Earlier in the talk, Kashkari also said that businesses “always say” there’s a worker shortage, “because they don’t want to have to pay up higher wages.” (To be sure, the tight labor market has forced higher wages, though inflation is eating into those gains.)
Kashkari isn’t the first to theorize that workers are searching for greener pastures, rather than fleeing the workforce entirely. Indeed, for the nearly 57 million Americans who left their jobs between January 2021 and February 2022, nearly 89 million people were hired, according to government data. Some experts have said that the so-called “Great Resignation” is more of a “Great Renegotiation” or “Great Reshuffle.”
Career paths that have long been known for low wages — jobs in public-school education, residential-care facilities, or daycares, for example — carried greater health risks and ample stress during the COVID-19 pandemic, potentially some leading workers to reevaluate.
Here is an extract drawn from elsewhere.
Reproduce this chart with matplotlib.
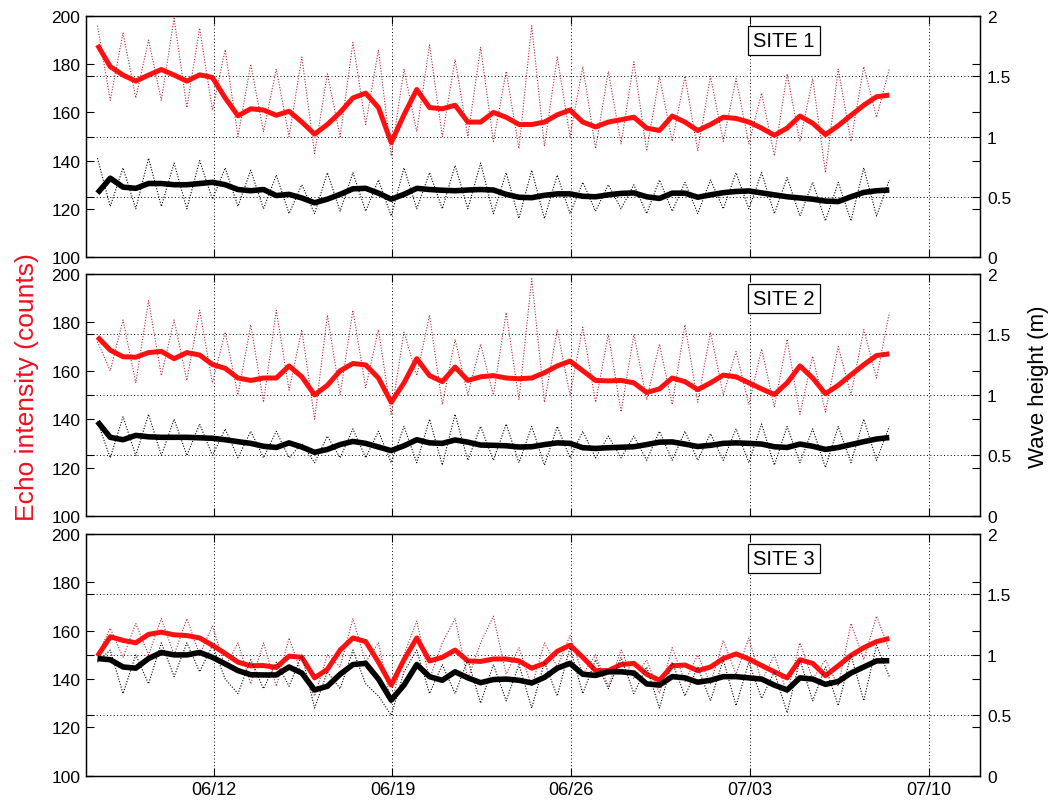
import matplotlib
matplotlib.use('Agg')
import matplotlib.pyplot as plot
import matplotlib.dates as mdates
import pandas

matplotlib.rcParams['font.family'] = ['Liberation Sans', 'DejaVu Sans']

# half-daily samples, 06/07 to 07/08
times = pandas.date_range('2010-06-07 10:48', periods=63, freq='12h')

# ---- SITE 1 ----
echo_raw_1 = [196, 165, 193, 166, 190, 165, 199, 162, 195, 161,
              186, 150, 180, 152, 178, 150, 183, 143, 176, 150,
              189, 155, 186, 142, 178, 152, 188, 150, 182, 150,
              187, 148, 177, 145, 196, 146, 183, 150, 179, 145,
              177, 147, 181, 144, 175, 148, 175, 144, 175, 148,
              174, 147, 168, 142, 176, 148, 174, 135, 178, 148,
              179, 158, 178]
echo_lp_1 = [188, 179, 175.5, 173, 175.5, 177.8, 175.5, 173, 175.6, 174.5,
             166, 158.6, 161.5, 161, 158.8, 160.5, 156, 151, 155, 160,
             166, 168, 162, 147.5, 159, 169.5, 162, 161.5, 163, 156,
             156, 160, 158, 155, 155, 156, 159, 161, 156, 154,
             156, 157, 158, 153.5, 152.5, 158.5, 156, 152.5, 155, 158,
             157.5, 156, 153.5, 150.5, 153.5, 158.5, 155.5, 150.8, 154.5, 158.8,
             163, 166.5, 167.2]
wave_raw_1 = [0.82, 0.42, 0.74, 0.40, 0.82, 0.42, 0.78, 0.40, 0.80, 0.48,
              0.74, 0.42, 0.72, 0.40, 0.68, 0.36, 0.60, 0.36, 0.70, 0.38,
              0.70, 0.38, 0.64, 0.34, 0.74, 0.40, 0.70, 0.40, 0.76, 0.40,
              0.78, 0.36, 0.70, 0.32, 0.72, 0.32, 0.68, 0.36, 0.62, 0.38,
              0.60, 0.40, 0.60, 0.36, 0.64, 0.38, 0.62, 0.36, 0.64, 0.40,
              0.70, 0.40, 0.70, 0.36, 0.66, 0.34, 0.62, 0.30, 0.62, 0.30,
              0.74, 0.34, 0.64]
wave_lp_1 = [0.53, 0.654, 0.58, 0.57, 0.61, 0.61, 0.60, 0.60, 0.61, 0.62,
             0.60, 0.56, 0.55, 0.56, 0.51, 0.52, 0.49, 0.45, 0.48, 0.52,
             0.566, 0.57, 0.53, 0.48, 0.52, 0.57, 0.56, 0.554, 0.55, 0.556,
             0.56, 0.556, 0.52, 0.496, 0.492, 0.512, 0.524, 0.524, 0.504, 0.50,
             0.516, 0.528, 0.532, 0.50, 0.486, 0.53, 0.53, 0.496, 0.516, 0.534,
             0.544, 0.548, 0.532, 0.516, 0.50, 0.49, 0.48, 0.464, 0.46, 0.50,
             0.536, 0.55, 0.556]

# ---- SITE 2 ----
echo_raw_2 = [172, 160, 181, 155, 189, 158, 181, 156, 185, 155,
              176, 150, 179, 147, 185, 152, 177, 140, 183, 150,
              185, 153, 177, 142, 176, 158, 183, 146, 173, 150,
              171, 150, 184, 148, 198, 147, 177, 150, 178, 147,
              175, 143, 175, 148, 171, 146, 179, 147, 176, 150,
              168, 146, 169, 145, 173, 142, 166, 143, 170, 150,
              177, 157, 184]
echo_lp_2 = [174, 168.5, 165.8, 165.6, 167.5, 168, 165, 167.5, 166.5, 162.6,
             161, 157, 156, 157, 157, 162, 157.5, 150, 154, 160,
             163, 162.4, 157, 147, 155, 165, 158, 155.5, 161.5, 156,
             157.5, 158, 157, 156.7, 157, 159.2, 162, 164, 160, 156,
             155.8, 156, 155, 151, 152.5, 157, 155.5, 152.2, 155, 158.2,
             157.5, 155, 152.5, 150.2, 155, 162, 157, 150.5, 154, 158.3,
             162.5, 166.3, 167]
wave_raw_2 = [0.78, 0.48, 0.82, 0.50, 0.84, 0.50, 0.80, 0.50, 0.76, 0.50,
              0.72, 0.48, 0.70, 0.48, 0.70, 0.48, 0.60, 0.44, 0.66, 0.48,
              0.72, 0.48, 0.70, 0.44, 0.74, 0.44, 0.80, 0.42, 0.84, 0.46,
              0.74, 0.46, 0.76, 0.44, 0.74, 0.42, 0.74, 0.48, 0.70, 0.48,
              0.66, 0.48, 0.66, 0.46, 0.70, 0.46, 0.70, 0.46, 0.68, 0.46,
              0.72, 0.44, 0.76, 0.42, 0.74, 0.44, 0.72, 0.40, 0.74, 0.44,
              0.80, 0.46, 0.74]
wave_lp_2 = [0.78, 0.65, 0.63, 0.666, 0.654, 0.65, 0.65, 0.65, 0.646, 0.642,
             0.63, 0.614, 0.60, 0.576, 0.566, 0.604, 0.57, 0.526, 0.55, 0.59,
             0.616, 0.60, 0.57, 0.54, 0.58, 0.63, 0.604, 0.60, 0.628, 0.61,
             0.586, 0.584, 0.58, 0.57, 0.572, 0.59, 0.604, 0.60, 0.564, 0.558,
             0.564, 0.568, 0.572, 0.59, 0.61, 0.612, 0.594, 0.574, 0.584, 0.60,
             0.604, 0.60, 0.594, 0.572, 0.566, 0.594, 0.576, 0.55, 0.566, 0.59,
             0.614, 0.636, 0.648]

# ---- SITE 3 ----
echo_raw_3 = [150, 161, 149, 163, 150, 165, 150, 165, 150, 162,
              145, 155, 138, 155, 137, 157, 142, 133, 150, 145,
              165, 147, 155, 130, 150, 164, 140, 155, 165, 140,
              155, 166, 142, 153, 137, 155, 145, 158, 142, 150,
              137, 152, 140, 148, 134, 153, 139, 150, 138, 156,
              142, 157, 139, 150, 134, 155, 140, 148, 137, 163,
              148, 166, 152]
echo_lp_3 = [149.5, 157.5, 156, 155, 158.5, 159.4, 158.3, 158, 157, 154,
             150.6, 147, 145.5, 145.6, 144.8, 149.5, 149, 140.5, 144, 152,
             157, 155.5, 147, 137.5, 148, 157, 147.5, 149, 152, 147.5,
             147.3, 148.3, 148.3, 147.5, 144.5, 146.5, 151.5, 154, 149, 143.5,
             143.5, 146, 146.5, 142, 139.5, 145.5, 145.8, 143.5, 145, 148.5,
             150.4, 148.3, 145.6, 143, 140.5, 148, 146.5, 141.4, 145.5, 149.8,
             153, 155.5, 156.8]
wave_raw_3 = [0.94, 1.04, 0.68, 1.00, 0.76, 1.10, 0.82, 1.10, 0.86, 1.08,
              0.80, 0.68, 0.96, 0.72, 0.94, 0.74, 1.00, 0.56, 0.86, 0.72,
              1.04, 0.76, 0.66, 0.50, 0.86, 1.04, 0.68, 0.92, 0.68, 0.96,
              0.60, 0.92, 0.62, 0.92, 0.56, 0.94, 0.66, 1.06, 0.68, 0.96,
              0.72, 0.98, 0.68, 0.90, 0.56, 0.94, 0.66, 0.90, 0.62, 0.96,
              0.58, 0.94, 0.64, 0.86, 0.52, 0.96, 0.62, 0.90, 0.58, 1.00,
              0.62, 1.08, 0.82]
wave_lp_3 = [0.97, 0.96, 0.90, 0.89, 0.97, 1.02, 1.00, 1.00, 1.02, 0.98,
             0.926, 0.87, 0.836, 0.834, 0.834, 0.90, 0.85, 0.71, 0.74, 0.84,
             0.92, 0.93, 0.80, 0.626, 0.75, 0.92, 0.82, 0.79, 0.86, 0.81,
             0.77, 0.796, 0.80, 0.79, 0.768, 0.814, 0.89, 0.93, 0.84, 0.83,
             0.86, 0.86, 0.85, 0.76, 0.75, 0.82, 0.81, 0.774, 0.79, 0.82,
             0.82, 0.81, 0.80, 0.75, 0.71, 0.81, 0.80, 0.756, 0.78, 0.85,
             0.90, 0.95, 0.952]

site_names = ['SITE 1', 'SITE 2', 'SITE 3']
echo_raw = [echo_raw_1, echo_raw_2, echo_raw_3]
echo_lp = [echo_lp_1, echo_lp_2, echo_lp_3]
wave_raw = [wave_raw_1, wave_raw_2, wave_raw_3]
wave_lp = [wave_lp_1, wave_lp_2, wave_lp_3]

date_ticks = pandas.date_range('2010-06-12', periods=5, freq='7D')
x_range = (pandas.Timestamp('2010-06-07'), pandas.Timestamp('2010-07-12'))

fig = plot.figure(figsize=(10.55, 8.03), dpi=100)
boxes = [(0.0815, 0.6787, 0.8474, 0.3001),
         (0.0815, 0.3562, 0.8474, 0.3014),
         (0.0815, 0.0327, 0.8474, 0.3010)]

dots = (0, (1, 1.5))
grid_dots = (0, (1, 2.5))


def draw_site(idx):
    ax = fig.add_axes(boxes[idx])
    ax2 = ax.twinx()

    ax.plot(times, echo_raw[idx], color='#b4283c', lw=0.8, ls=dots)
    ax.plot(times, echo_lp[idx], color='#ff1010', lw=3.6,
            solid_joinstyle='round', solid_capstyle='butt')
    ax2.plot(times, wave_raw[idx], color='black', lw=0.8, ls=dots)
    ax2.plot(times, wave_lp[idx], color='black', lw=4,
             solid_joinstyle='round', solid_capstyle='butt')

    ax.set_xlim(*x_range)
    ax.set_ylim(100, 200)
    ax2.set_ylim(0, 2)

    ax.set_xticks(date_ticks)
    ax.xaxis.set_major_formatter(mdates.DateFormatter('%m/%d'))
    ax.set_yticks(range(100, 201, 20))
    ax.set_yticks([125, 150, 175], minor=True)
    ax.set_axisbelow(True)
    ax.grid(True, axis='x', which='major', ls=grid_dots, color='k', lw=0.7)
    ax.grid(True, axis='y', which='minor', ls=grid_dots, color='k', lw=0.7)
    ax.tick_params(which='major', direction='in', length=6, width=0.8,
                   top=True, right=True, labelsize=12.5, pad=4)
    ax.tick_params(axis='x', labelsize=13, pad=4)
    ax.tick_params(which='minor', length=0)

    ax2.set_yticks([0, 0.5, 1, 1.5, 2])
    ax2.set_yticklabels(['0', '0.5', '1', '1.5', '2'])
    ax2.tick_params(direction='in', length=6, width=0.8, left=True,
                    labelsize=12.5, pad=5)

    if idx < 2:
        ax.tick_params(axis='x', labelbottom=False)

    for a in (ax, ax2):
        for sp in a.spines.values():
            sp.set_linewidth(0.9)

    ax.text(0.781, 0.898, site_names[idx], transform=ax.transAxes,
            ha='center', va='center', fontsize=14.5, zorder=5,
            bbox=dict(boxstyle='square,pad=0.25', fc='white', ec='black', lw=0.9))
    return ax, ax2


axes = [draw_site(i) for i in range(3)]

mid, mid2 = axes[1]
mid.set_ylabel('Echo intensity (counts)', color='#f01020', fontsize=19)
mid.yaxis.set_label_coords(-0.053, 0.537)
mid2.set_ylabel('Wave height (m)', fontsize=16, rotation=90)
mid2.yaxis.set_label_coords(1.054, 0.537)

fig.savefig('out.png', dpi=100)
Due to labor shortages, people employed in those fields were also able to weigh the potential downsides of their current job and be a bit more choosy moving forward, which often translated to better pay. A survey of 5,000 employees by tax advisory firm Grant Thornton found that four in ten people who switched jobs received pay raises of 10% or more.
But labor shortages in some of the country’s toughest industries could have widespread ramifications. Consider nursing and residential care facilities, which have lost hundreds of thousands of workers since the onset of the pandemic, according to government data. Last year, during a four-week period ending in mid-October, nearly a third of American nursing homes were reporting a shortage of nurses or aides, according to an AARP analysis, which can lead to worse outcomes for residents. Many nursing homes have also limited new admissions, according to Kaiser Health News.